Just as we form bonds with humans by investing time, effort, and material, when we invest time, effort, or material into learning about the gods and acting righteously we transform our relationship to the Gods. They give many gifts to us constantly and thanklessly; life, happiness, and love are all given even to people with no consciously cultivated relationships to any gods (though it could be argued that these are all diminished, and especially so when atheism occurs at a societal rather than individual scale). When we dedicate our own substance to the Gods by learning, acting, and offering worship, we change from being passive recipients of gifts we don’t understand or appreciate into being affirmative and willing participants in a cycle of exchange which improves our lives and our selves. This is not a matter of “subjecting” ourselves to the Gods as some neopagans might complain; that subjection occurred the moment we were created. Participating willingly in the gifting process is a step away from slavery, not towards it, because through it we begin to share the sovereignty of the Gods over our own lives rather than letting it occur unbeknownst to us.
When polytheists use images and statues in worship, it is understood that these icons serve as symbolic objects that help to anchor our physical, animal selves to our worship by granting our eyes an image to associate with the incorporeal forces that are being engaged. Similarly, when we offer food, drink, or votive objects like weapons or jewelry, what is being exchanged is not the physical being of those items but rather the powers that are symbolically vested in them; food is strength and sustenance, drink can be purity, merriment, or revelation depending on if it’s water or alcohol, and various other objects carry different meanings.

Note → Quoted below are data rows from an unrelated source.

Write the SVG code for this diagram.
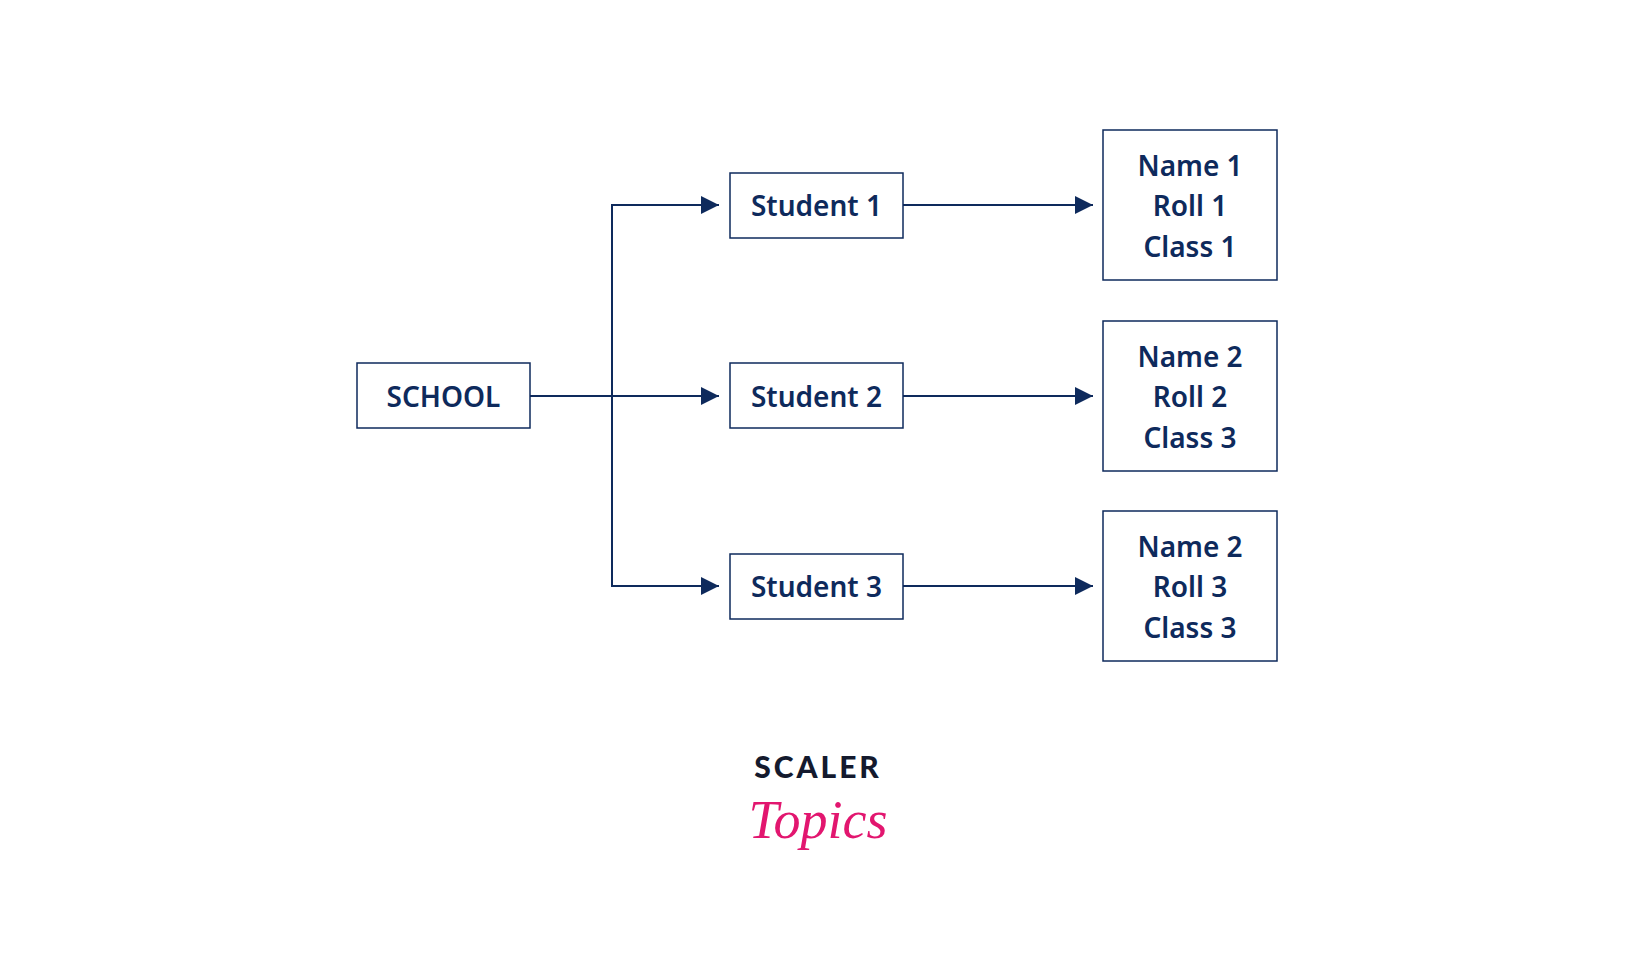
<svg xmlns="http://www.w3.org/2000/svg" width="1633" height="960" viewBox="0 0 1633 960">
<style>
.box{fill:#fff;stroke:#0e2a5c;stroke-width:1.5}
.t{font-family:"Noto Sans",sans-serif;font-weight:600;font-size:28px;fill:#0e2a5c;text-anchor:middle;dominant-baseline:central}
.c{fill:none;stroke:#0e2a5c;stroke-width:2}
</style>
<defs>
<marker id="b" viewBox="0 0 10 10" refX="10" refY="5" markerWidth="18" markerHeight="18" markerUnits="userSpaceOnUse" orient="auto"><path d="M0,0L10,5L0,10Z" fill="#0e2a5c"/></marker></defs>
<rect width="1633" height="960" fill="#fff"/>
<g id="connectors">
<path class="c" d="M530,396H719" marker-end="url(#b)"/>
<path class="c" d="M612,396V205H719" marker-end="url(#b)"/>
<path class="c" d="M612,396V586H719" marker-end="url(#b)"/>
<path class="c" d="M903,205H1093" marker-end="url(#b)"/>
<path class="c" d="M903,396H1093" marker-end="url(#b)"/>
<path class="c" d="M903,586H1093" marker-end="url(#b)"/>
</g>
<g id="school"><rect class="box" x="357" y="363" width="173" height="65"/><text class="t" x="443.5" y="396">SCHOOL</text></g>
<g id="student1"><rect class="box" x="730" y="173" width="173" height="65"/><text class="t" x="816.5" y="205">Student 1</text></g>
<g id="student2"><rect class="box" x="730" y="363" width="173" height="65"/><text class="t" x="816.5" y="396">Student 2</text></g>
<g id="student3"><rect class="box" x="730" y="554" width="173" height="65"/><text class="t" x="816.5" y="586">Student 3</text></g>
<g id="info1"><rect class="box" x="1103" y="130" width="174" height="150"/><text class="t" x="1190" y="165">Name 1</text><text class="t" x="1190" y="205">Roll 1</text><text class="t" x="1190" y="246">Class 1</text></g>
<g id="info2"><rect class="box" x="1103" y="321" width="174" height="150"/><text class="t" x="1190" y="356">Name 2</text><text class="t" x="1190" y="396">Roll 2</text><text class="t" x="1190" y="437">Class 3</text></g>
<g id="info3"><rect class="box" x="1103" y="511" width="174" height="150"/><text class="t" x="1190" y="546">Name 2</text><text class="t" x="1190" y="586">Roll 3</text><text class="t" x="1190" y="627">Class 3</text></g>
<g id="logo">
<text x="818" y="778" font-family="Lato,sans-serif" font-weight="900" font-size="30" letter-spacing="3" fill="#141a2e" text-anchor="middle">SCALER</text>
<text x="818" y="838" font-family="'Liberation Serif',serif" font-style="italic" font-size="54" fill="#e2166f" text-anchor="middle">Topics</text>
</g>
</svg>
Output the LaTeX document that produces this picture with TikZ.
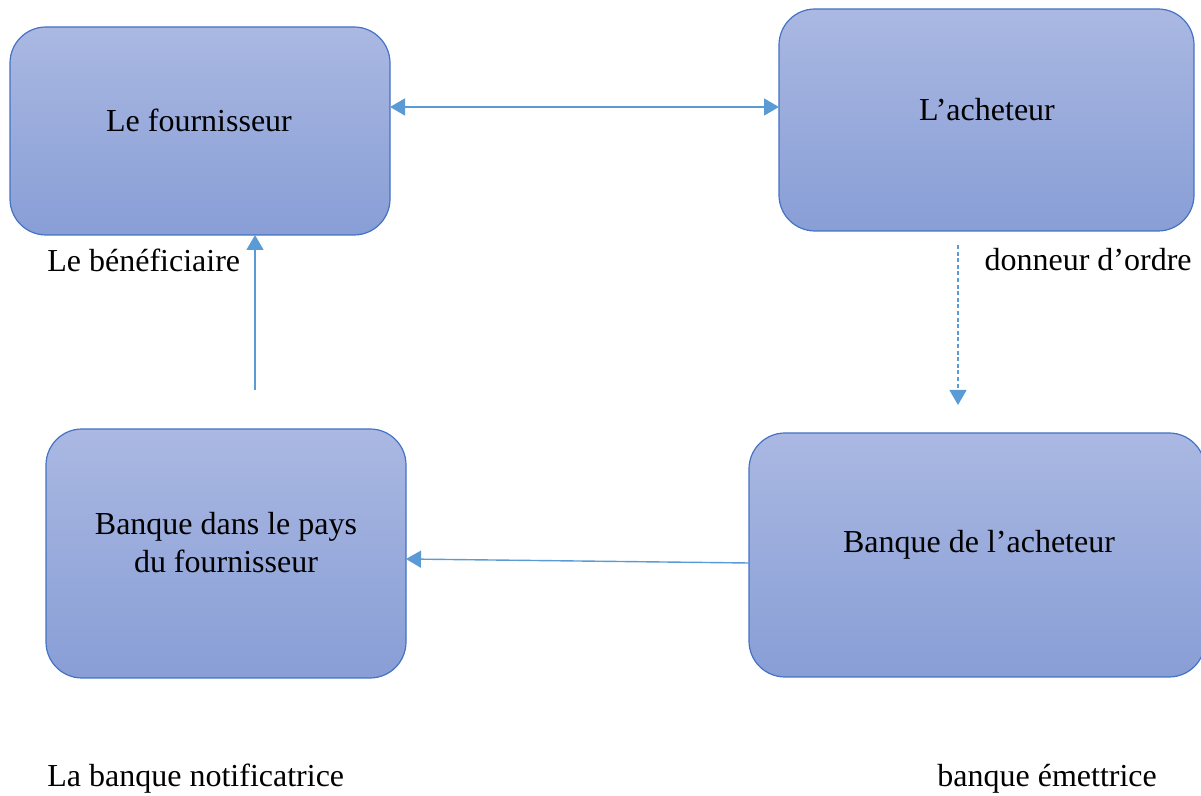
\documentclass[tikz,border=0pt]{standalone}
\usepackage{fontspec}
\setmainfont{Liberation Serif}
\usetikzlibrary{arrows.meta}
\definecolor{boxtop}{RGB}{170,184,226}
\definecolor{boxbot}{RGB}{136,158,214}
\definecolor{boxline}{RGB}{68,114,196}
\definecolor{arr}{RGB}{91,155,213}
\begin{document}
\begin{tikzpicture}[x=0.5pt,y=-0.5pt,
  box/.style={draw=boxline,line width=0.6pt,top color=boxtop,bottom color=boxbot,
    rounded corners=18pt,inner sep=0pt,outer sep=0pt},
  lbl/.style={font=\fontsize{16}{19}\selectfont,inner sep=0pt,align=center},
  conn/.style={draw=arr,line width=0.7pt,-{Triangle[length=7.5pt,width=8.5pt]}},
  conn2/.style={draw=arr,line width=0.7pt,{Triangle[length=7.5pt,width=8.5pt]}-{Triangle[length=7.5pt,width=8.5pt]}}]
\useasboundingbox (0,0) rectangle (1201,796);
\begin{scope}
\clip (0,0) rectangle (1201,796);
\node[box,minimum width=190pt,minimum height=104pt] (f) at (200,131) {};
\node[box,minimum width=207.5pt,minimum height=111pt] (a) at (986.5,120) {};
\node[box,minimum width=180pt,minimum height=124.5pt] (bp) at (226,553.5) {};
\node[box,minimum width=228pt,minimum height=122pt] (ba) at (977,555) {};
\end{scope}
\node[lbl] (tf) at (199,120) {Le fournisseur};
\node[lbl] (ta) at (987,110) {L’acheteur};
\node[lbl] (tbp) at (226,543) {Banque dans le pays\\du fournisseur};
\node[lbl] (tba) at (979,545) {Banque de l’acheteur};
\node[lbl,anchor=west] (r1) at (47,260) {Le bénéficiaire};
\node[lbl,anchor=east] (r2) at (1192,260) {donneur d’ordre};
\node[lbl,anchor=west] (r3) at (47,779) {La banque notificatrice};
\node[lbl,anchor=west] (r4) at (937,779) {banque émettrice};
\draw[conn2] (f.east |- 0,107) -- (a.west |- 0,107);
\coordinate (u1) at (255,390);
\draw[conn] (u1) -- (f.south -| u1);
\coordinate (d1) at (958,245);
\coordinate (d2) at (958,405);
\draw[conn,dash pattern=on 2pt off 1.3pt] (d1) -- (d2);
\draw[conn] (ba.west |- 0,563) -- (bp.east |- 0,559);
\end{tikzpicture}
\end{document}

The use of those items serves a similar purpose to the use of an icon: It forms mental connections between the motions of the physical body and spiritual phenomena. Our stomachs already know firsthand of the nourishing power of food, and so when we symbolically return that nourishing force to the Gods through offerings the action is understood in a more immanently holistic way. In a sense, we are sublimating our bonds with the experiences of hunger, fulfillment, purification, strength, or whatever else is vested in the offered items, into a bond with the worshipped God. That bond already existed and would exist regardless of practice simply because of the nature of the Gods and our position relative to them, but the ritual process of creating a way for our minds and bodies to perceive and contribute to that bond is perhaps the first and most vital step in establishing religious practice. All subsequent religious engagement happens as a part of the gifting cycle. The process can wax and wane as life goes on, but it is always the basis of our relationships, and relationships are the basis of existence both for man as a social animal and for the cosmos as a series of bonds between different forces and Gods.